La guerra de los espías
LA CONTROVERSIA sobre el resultado de la cumbre de Reikiavik -fracaso, match nulo o éxito de continuidad- debería quedar resuelta por la sucesión de batallas en la guerra de los espías entre Estados Unidos y la URSS. Si en la capital islandesa se hubiera establecido, cuando menos, una plataforma sobre la que ambos interlocutores estuvieran de acuerdo en seguir negociando, no se produciría este frenesí de expulsiones por ambas partes. Éste sería, sin embargo, sólo el lado más negativo de lo ocurrido en la isla escandinava.Reikiavik constituyó, en principio, un fracaso, sin que ello signifique retroceso o grave atentado a una cierta idea de la distensión. El lado relativamente positivo, sin embargo, de la pugna por expulsar más que el vecino reside precisamente en el significado de fondo de esa necesidad por parte de cada uno de los dos líderes mundiales de no ser el primero en ceder. En Reikiavik quedaron demostradas dos cosas. Primero, que los soviéticos llevaban un plan, mientras que los norteamericanos habían creído realmente que aquello bera una precumbre en la que no se iba a revisar ninguna propuesta sustantiva; y segundo, que tanto Reagan como Gorbachov, por razones bien distintas, se hallan realmente interesados en poner orden en la carrera por el armamento nuclear e incluso en aliviar ésta de manera significativa. De esa necesidad se deduce, al mismo tiempo, el imperativo de que ambos líderes se dirijan en términos de fuerza a sus respectivas opiniones públicas.

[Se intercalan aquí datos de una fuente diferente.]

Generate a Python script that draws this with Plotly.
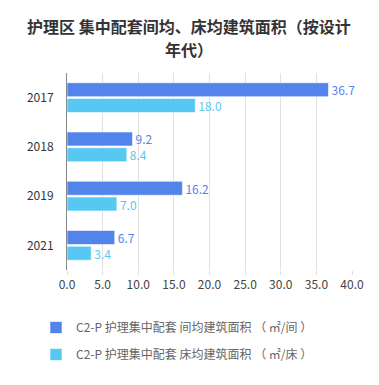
import plotly.graph_objects as go

years = ["2017", "2018", "2019", "2021"]
per_room = [36.7, 9.2, 16.2, 6.7]
per_bed = [18.0, 8.4, 7.0, 3.4]
x_ticks = [0, 5, 10, 15, 20, 25, 30, 35, 40]
x_tick_labels = ["0.0", "5.0", "10.0", "15.0", "20.0", "25.0", "30.0", "35.0", "40.0"]

title_lines = ["护理区 集中配套间均、床均建筑面积（按设计", "年代）"]
name_room = "C2-P 护理集中配套 间均建筑面积 （ ㎡/间 ）"
name_bed = "C2-P 护理集中配套 床均建筑面积 （ ㎡/床 ）"
c_room = "#5384EC"
c_bed = "#57C8F2"
FONT = "Noto Sans CJK SC, Microsoft YaHei, sans-serif"

# page body has an 8px margin; figure is sized to fill the rest of the window
W, H = 371, 377
ML, MT, MR, MB = 59, 65, 27, 115
PW, PH = W - ML - MR, H - MT - MB

fig = go.Figure()
fig.add_trace(go.Bar(
    y=years, x=per_room, orientation="h", name=name_room, legendgroup="a",
    marker=dict(color=c_room, line=dict(color="rgba(255,255,255,0.6)", width=1)),
    text=[f"{v:.1f}" for v in per_room], textposition="outside", constraintext="none",
    textfont=dict(color=c_room, size=12, family=FONT), cliponaxis=False,
))
fig.add_trace(go.Bar(
    y=years, x=per_bed, orientation="h", name=name_bed, legendgroup="b",
    marker=dict(color=c_bed, line=dict(color="rgba(255,255,255,0.6)", width=1)),
    text=[f"{v:.1f}" for v in per_bed], textposition="outside", constraintext="none",
    textfont=dict(color=c_bed, size=12, family=FONT), cliponaxis=False,
))

title_ann = []
for line, ypix in zip(title_lines, [18, 41]):
    title_ann.append(dict(
        text="<b>" + line + "</b>", showarrow=False,
        xref="paper", yref="paper",
        x=(180.5 - ML) / PW, y=1 + (MT - ypix) / PH,
        xanchor="center", yanchor="middle", align="center",
        font=dict(size=16, color="#333", family=FONT),
    ))

fig.update_layout(
    width=W, height=H,
    margin=dict(l=ML, r=MR, t=MT, b=MB, autoexpand=False),
    paper_bgcolor="white", plot_bgcolor="white",
    font=dict(family=FONT, size=12, color="#333"),
    annotations=title_ann,
    barmode="group", bargap=0.36, bargroupgap=0.11,
    showlegend=True,
    legend=dict(xref="container", yref="container",
                x=28 / W, xanchor="left", y=1 - 305 / H, yanchor="top",
                orientation="v", traceorder="grouped", tracegroupgap=8,
                font=dict(size=12, color="#666", family=FONT)),
    xaxis=dict(range=[0, 40], tickvals=x_ticks, ticktext=x_tick_labels,
               showgrid=True, gridcolor="#e0e0e0", gridwidth=1,
               zeroline=False, showline=False, automargin=False,
               ticks="outside", ticklen=4, tickcolor="#e0e0e0",
               tickfont=dict(size=12, color="#444")),
    yaxis=dict(categoryorder="array", categoryarray=years, autorange="reversed",
               showline=True, linecolor="#888", linewidth=1, automargin=False,
               ticks="", ticklabelstandoff=10,
               tickfont=dict(size=12, color="#333")),
)

fig.write_html("out.html")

Para el presidente norteamericano, estar en disposición de llegar a un acuerdo con la Unión Soviética implica no dar la impresión de debilidad ante un electorado que le eligió en alguna medida como el hombre que jamás se arrugaría en la defensa de las posiciones de Estados Unidos en el mundo. Esa función es la que cumple la orgía de expulsiones: hacer posible la continuidad de un diálogo porque no hay vacilaciones en los temas colaterales. El líder soviético Mijail Gorbachov, por su parte, no tiene una opinión pública interna propiamente dicha a la que dirigirse, pero sí encuentra un cierto tipo de electorado en la máquina burocrático-política, cuyo apoyo necesita para llevar adelante las reformas que planea en la vida económica y política de la URSS. Ante esa forma de opinión, Gorbachov difícilmente puede permitirse el lujo de perder pie en lo que Moscú considera un embrollo innecesario iniciado por la expulsión del funcionario soviético en la ONU Guenadi Zajarov.
Ninguno de los dos líderes, arrastrados por esa misma lógica implacable, quiere ser el primero en dar por zanjado el enojoso asunto. Y de la misma forma que Moscú ha mostrado que a sus ojos no se trataba de canjear a un espía ocasional, el periodista Nicholas Daniloff -que, en cualquier caso, ha reconocido, tras su liberación, que pudo haber sido manipulado por la CIA para servirle de correo-, por un diplomático en activo, ni más ni menos espía que buena parte de sus colegas, Washington tampoco admite que el canje cierre el problema de lo que considera excesiva presencia diplomática de la Unión Soviética en Estados Unidos.
El secretario de Estado norteamericano, George Shultz, que en los últimos tiempos se ha revelado como la influencia más determinante en la política exterior de Reagan y que es el hombre que promociona más asiduamente una cierta moderación en la relación con Moscú, es de esperar que pueda hallar, en colaboración con su colega soviético Edvard Shevardnadze, una vía urgente para poner fin a una absurda puja que envenena una atmósfera política ya bastante sobrada de anfractuosidades como para que ese machismo planetario del yo más que tú la complique todavía más.